He-Man Opening Monologue

Wednesday, February 28th, 2007

When I cited a recent article on rediscovering He-Man, I assumed that the text of the He-Man Opening Monologue would be all over the Net, but it was surprisingly hard to find. Even the ludicrously complete Wikipedia entry didn’t have it:

I am Adam, prince of Eternia and defender of the secrets of Castle Grayskull.

This is Cringer, my fearless friend.

Fabulous secret powers were revealed to me the day I held aloft my magic sword and said, “By the power of Grayskull! I have the power!

Cringer became the mighty Battle Cat, and I became He-Man, the most powerful man in the universe!

Only three others share this secret — our friends, the Sorceress, Man-at-Arms, and Orko. Together we defend Castle Greyskull from the evil forces of Skeletor.


  1. Graham says:

    I must assume we are all aware that there is a critical theory/feminist critique of the implicit masculinist sexual metaphor at work here.

    It’s a good example for them to have chosen — once the postmodern mindset gets into one’s head it’s actually almost impossible not to see material like this in those terms, let alone let it be played straight the way it was for kids in more innocent days. What a world.

  2. Harmon says:

    No clue what you are referring to, Graham. Honestly, I’m not even sure I understand what you’ve written. Lol. What I do see is a monologue to the greatest cartoon ever made of which I watched every single day of my childhood, that made me more confident and also more thoughtful of others. He-man taught me how to be strong, but to also understand that we are all special and we should treat each other as such. No one knows anything about another person besides what we are allowed to see, so we should always take in to account that we are never seeing the full picture, and so trust and grace go a long way when dealing with others. Whatever you see in this monologue or the cartoon, I don’t know — but that’s what it was for me.

  3. Graham says:

    It wasn’t one of my favourites back then, but I was aware of it and also took it as it was intended, without subtext.

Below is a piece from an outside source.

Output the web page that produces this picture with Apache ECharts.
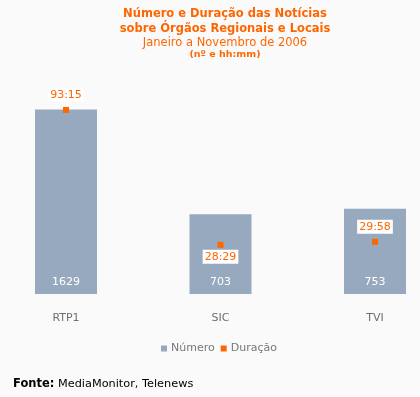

    My earlier comment was intended to be tongue in cheek. And to observe that once one encounters certain strands of progressive doublespeak, one cannot quite go home again.

    In this case, there are entire realms of the internet and probably campus discussion in which that bit about the magic sword is a puberty/genitalia metaphor for male power. I am not kidding. And once you encounter this way of viewing the world, hold it in contempt though you might, it is always there in the back of one’s head.

  4. Alistair says:

    In the context of this discussion, it’s worth linking this old internet chestnut, which shows a similar mythopoetic sensibility on He-Man.


    The 2-part re-launch script is actually surprisingly good! But hey, have people seen the She-Ra reboot on Netflix? Good grief, it’s actually watchable!

    Isegoria should do a piece of the re-launching and re-imagining of 80′s cartoons. I think it shows an interesting trajectory of Generation X kids.

  5. Isegoria says:

    I haven’t watched Netflix’s The Power of Grayskull, but The Toys that Made Us was fascinating — every episode, honestly, even though I owned none of the toys under discussion (except Legos). Every episode was an excellent business story.

    I haven’t watched the re-imagined She-Ra, but it certainly looks agenda driven.